Thursday, July 13, 2006

3 AM and fur balls

Gracie had her first fur ball throw-up episode last night. At 3 A.M. In bed. I guess it was a good thing it was just me home and not Tony too. Poor girl. Then she tried to cover it up by pawing at the covers.

Luckily it was on the blanket we use to sleep under and not our actual bedspread. I have no idea how I'd clean that. I'm guessing the culprit is the new healthy "weight maintenance and hairball help" cat food I got for them. I was thinking it prevented fur balls...maybe it actually facilitates them.

I was up half the night thinking anyway. Writing in my head. It always comes out like that, a lot of stuff that never makes it to paper.

I'd just finished reading Sarah Dessen's Just Listen (came out earlier this year). There are three sisters in it and at one point, the middle sister reads aloud something she's written at an open mic poetry night at a cafe. Something about her and her sisters.

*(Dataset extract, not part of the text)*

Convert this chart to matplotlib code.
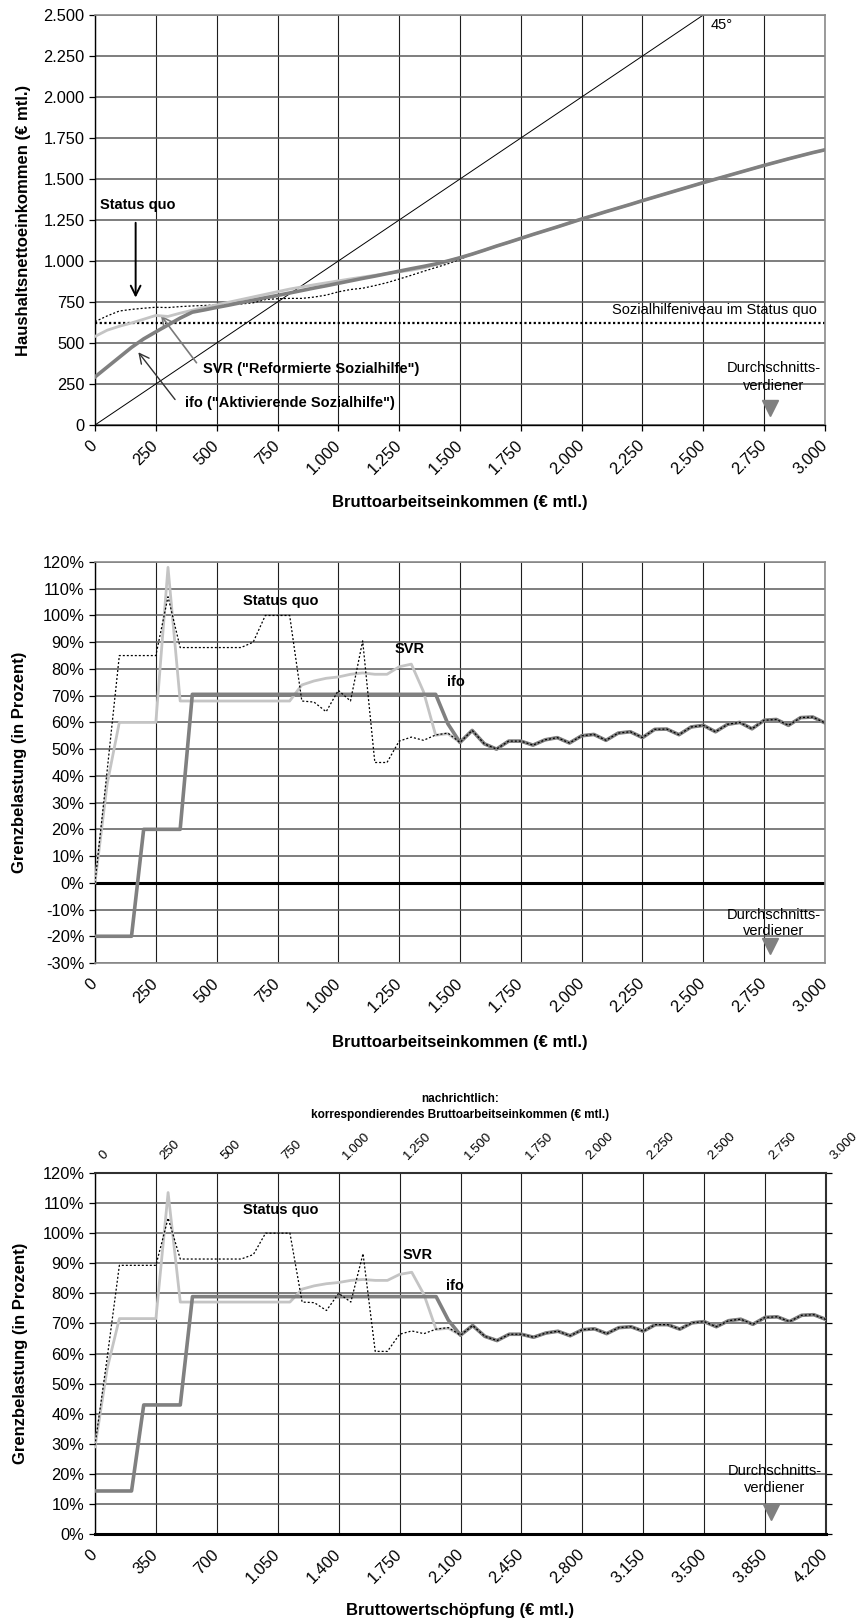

I am the middle sister, but I've never felt like one. There's too much age between us all. At first, I was the youngest sister, with an older sister 10 years older than me. Then, 7 years later, I was the oldest sister. With 17 years between the two of them, I don't know that they even feel like sisters, at least not in the sense that you normally read about.

We had a very non-normal childhood anyway. Not like anyone's childhood is normal, but when your parents travel art shows for a living, things are different. When you always live somewhere in the middle of nowhere, but then travel around to all kinds of different states and towns (who all look the same from the middle of an arts & crafts show), things are just not the same as what other kids have.

When school was in, I was often left alone at the house and Pam was sent down the road to stay with her friend Lily. Sometimes she'd be there with me too, and I'd be the "adult" of the house (I say that very loosely). I'm sure that child services would have been all over us if they'd had a clue.

Then dad died and everything changed. And stayed the same, I guess you could say. At any rate, getting back to my original point, I've never felt like the middle child that everyone always talks about. The one who's always stuck in the middle; never gets to do anything first and is no longer the baby. Shoot, sometimes I felt like an alien in my family anyway (though I suppose that's a classic middle child thing).

Anyway. There was no point to that rambling, just something I was thinking about last night.

1 comment:

Pamela Wisniewski said...

I don't think any of us ever felt like the typical "oldest," "middle," or "youngest" child . . . I think the key term missing was child since we didn't get much of a childhood.